Garden Life: A Cozy Simulator Review: Worth It in 2026?

TL;DR: Score: 6.8/10. Garden Life: A Cozy Simulator is a first-person gardening game from stillalive Studios and Nacon, released 22 February 2024, in which players restore an abandoned community garden guided by the spirit of its previous caretaker. Core mechanics cover planting, watering, harvesting, and selling flowers with no time pressure or failure states. Its defining feature is a painterly UE5 visual style where procedural plant growth produces naturally varied gardens across over 100 flower and plant types. A grid-free decoration system with 240+ items allows genuine creative expression. Colour-variant RNG can stall story progression, and the inventory system lacks sorting. Metacritic aggregate sits around 70 across platforms. Post-launch patches have addressed early save corruption issues. At its 2026 discounted price, a straightforward recommendation for players who want pure horticulture without urgency.

Opening

Farming simulators have colonised the cosy genre so thoroughly that a game without crops, timers, or villagers to befriend barely registers as a game at all. Garden Life: A Cozy Simulator is that game. Released by stillalive Studios and Nacon on 22 February 2024, it centres on restoring an abandoned community garden guided by the spirit of its previous caretaker: no harvest deadlines, no relationship meters, no failure states. Two years on, at a street price that has dropped well below its original £34.99 / $24.99, the question is whether that structural difference holds up as a complete experience.
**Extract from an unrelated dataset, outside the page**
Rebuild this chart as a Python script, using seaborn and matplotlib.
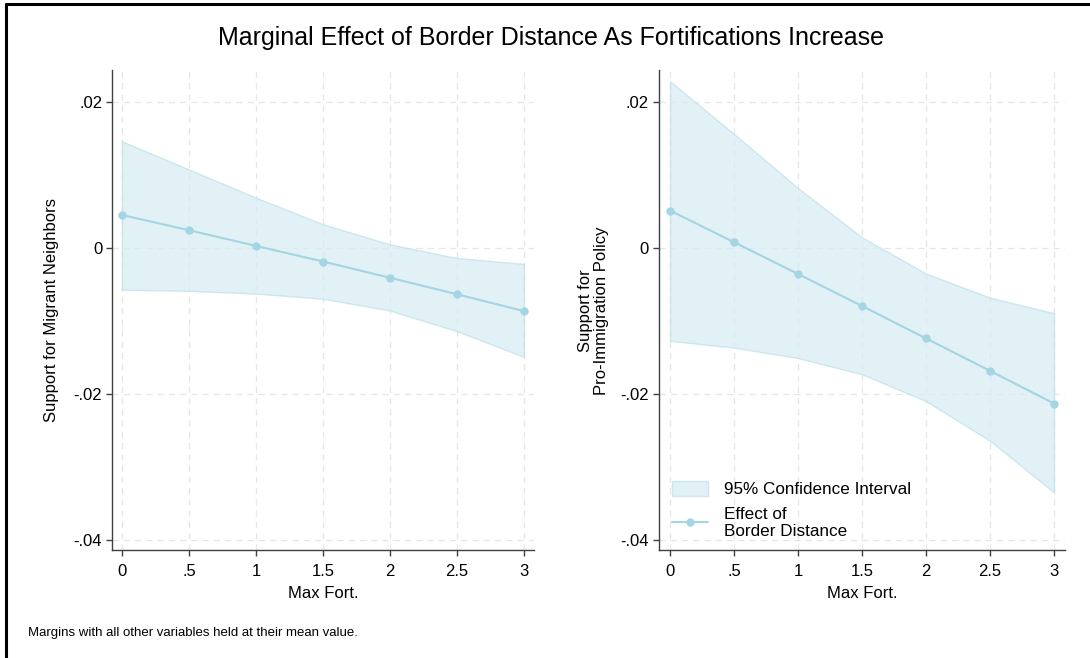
import matplotlib
matplotlib.use("Agg")
import matplotlib.pyplot as plt
import seaborn as sns
import pandas as pd
from matplotlib.patches import Patch
from matplotlib.lines import Line2D

# ---- data ----
max_fort = [0, 0.5, 1, 1.5, 2, 2.5, 3]
neigh_eff = [0.00453, 0.00245, 0.0003, -0.00184, -0.00406, -0.00632, -0.00863]
neigh_hi = [0.01462, 0.01076, 0.0069, 0.00326, 0.0005, -0.00137, -0.00217]
neigh_lo = [-0.0057, -0.00585, -0.00623, -0.00693, -0.00854, -0.01137, -0.0149]
policy_eff = [0.00514, 0.0008, -0.00354, -0.00793, -0.01236, -0.0168, -0.02128]
policy_hi = [0.02283, 0.01562, 0.00821, 0.00146, -0.00349, -0.00679, -0.00892]
policy_lo = [-0.01269, -0.01363, -0.01505, -0.01727, -0.02094, -0.02637, -0.03344]

x_ticks = [0, 0.5, 1, 1.5, 2, 2.5, 3]
x_ticklabels = ["0", ".5", "1", "1.5", "2", "2.5", "3"]
y_ticks = [0.02, 0, -0.02, -0.04]
y_ticklabels = [".02", "0", "-.02", "-.04"]

title = "Marginal Effect of Border Distance As Fortifications Increase"
ylabels = ["Support for Migrant Neighbors", "Support for\nPro-Immigration Policy"]
xlabel = "Max Fort."
note = "Margins with all other variables held at their mean value."

sns.set_theme(style="white")
plt.rcParams["font.family"] = ["Liberation Sans", "DejaVu Sans"]
plt.rcParams["text.color"] = "black"
plt.rcParams["axes.labelcolor"] = "black"

line_col = "#a3d5e2"
fill_col = "#d6ecf2"
edge_col = "#bfe0ea"

fig = plt.figure(figsize=(10.9, 6.58), dpi=100)
ax1 = fig.add_axes([0.103, 0.1634, 0.3865, 0.7298])
ax2 = fig.add_axes([0.6046, 0.1634, 0.3722, 0.7298])

panels = [
    (ax1, neigh_eff, neigh_hi, neigh_lo, (-0.072, 3.072)),
    (ax2, policy_eff, policy_hi, policy_lo, (-0.086, 3.084)),
]

for i, (ax, eff, hi, lo, xl) in enumerate(panels):
    df = pd.DataFrame({"x": max_fort, "y": eff})
    ax.fill_between(max_fort, lo, hi, facecolor=fill_col, edgecolor=edge_col,
                    linewidth=1.0, alpha=0.7, zorder=2)
    sns.lineplot(data=df, x="x", y="y", ax=ax, color=line_col, marker="o",
                 markersize=6, markeredgewidth=0, linewidth=1.5, zorder=3)
    ax.set_xlim(*xl)
    ax.set_ylim(-0.0414, 0.02434)
    ax.set_xticks(x_ticks)
    ax.set_xticklabels(x_ticklabels)
    ax.set_yticks(y_ticks)
    ax.set_yticklabels(y_ticklabels)
    ax.grid(True, linestyle=(0, (5, 4)), color="#e6e6e6", linewidth=0.9, zorder=0)
    ax.set_axisbelow(True)
    for s in ["top", "right"]:
        ax.spines[s].set_visible(False)
    for s in ["left", "bottom"]:
        ax.spines[s].set_color("#404040")
        ax.spines[s].set_linewidth(1.0)
    ax.tick_params(axis="both", which="both", direction="out", length=4.3, width=1,
                   color="#404040", labelsize=12, labelcolor="black",
                   left=True, bottom=True)
    ax.tick_params(axis="x", pad=5.5)
    ax.tick_params(axis="y", pad=3)
    ax.set_xlabel(xlabel, fontsize=12, labelpad=5, color="black")
    ax.set_ylabel(ylabels[i], fontsize=12, labelpad=10.3 if i == 0 else 8,
                  linespacing=1.1, color="black")

handles = [
    Patch(facecolor=fill_col, edgecolor=edge_col, alpha=0.7),
    Line2D([0], [0], color=line_col, marker="o", markersize=6, markeredgewidth=0, linewidth=1.5),
]
ax2.legend(handles, ["95% Confidence Interval", "Effect of\nBorder Distance"],
           loc="lower left", bbox_to_anchor=(-0.005, -0.008), frameon=False,
           fontsize=12.3, handlelength=2.1, handletextpad=0.9, labelspacing=0.55,
           handleheight=1.0, labelcolor="black")

fig.text(0.5055, 0.943, title, ha="center", va="center", fontsize=18, color="black")
fig.text(28 / 1090, 1 - 633 / 658, note, ha="left", va="center", fontsize=9.5, color="black")

# outer frame
fig.add_artist(Line2D([6 / 1090, 6 / 1090], [0, 1 - 4 / 658], transform=fig.transFigure,
                      color="black", linewidth=2.2))
fig.add_artist(Line2D([6 / 1090, 1], [1 - 4 / 658, 1 - 4 / 658], transform=fig.transFigure,
                      color="black", linewidth=2.2))

fig.savefig("out.png", dpi=100)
It does, with a specific caveat: the random flower-colour system and a cluttered inventory mean the game rewards patience rather than effort, and players who expect the community framing to deliver social depth will find a quieter, more solitary thing than the title suggests.

Game Snapshot

Developer stillalive Studios
Publisher Nacon
Release Date 22 February 2024
Platforms PS4, PS5, Xbox One, Xbox Series X/S, Nintendo Switch, PC (Steam)
Price £34.99 / $24.99 (launch price; widely discounted in 2026)
Rating PEGI 3 / ESRB E
Genre Gardening simulation
Length ~15–25 hours (story quests); ~25–30 hours (full content), based on Steam community data and achievement records
Install Size ~1.8 GB (PC); [TK: PS5/Switch sizes unconfirmed in available sources]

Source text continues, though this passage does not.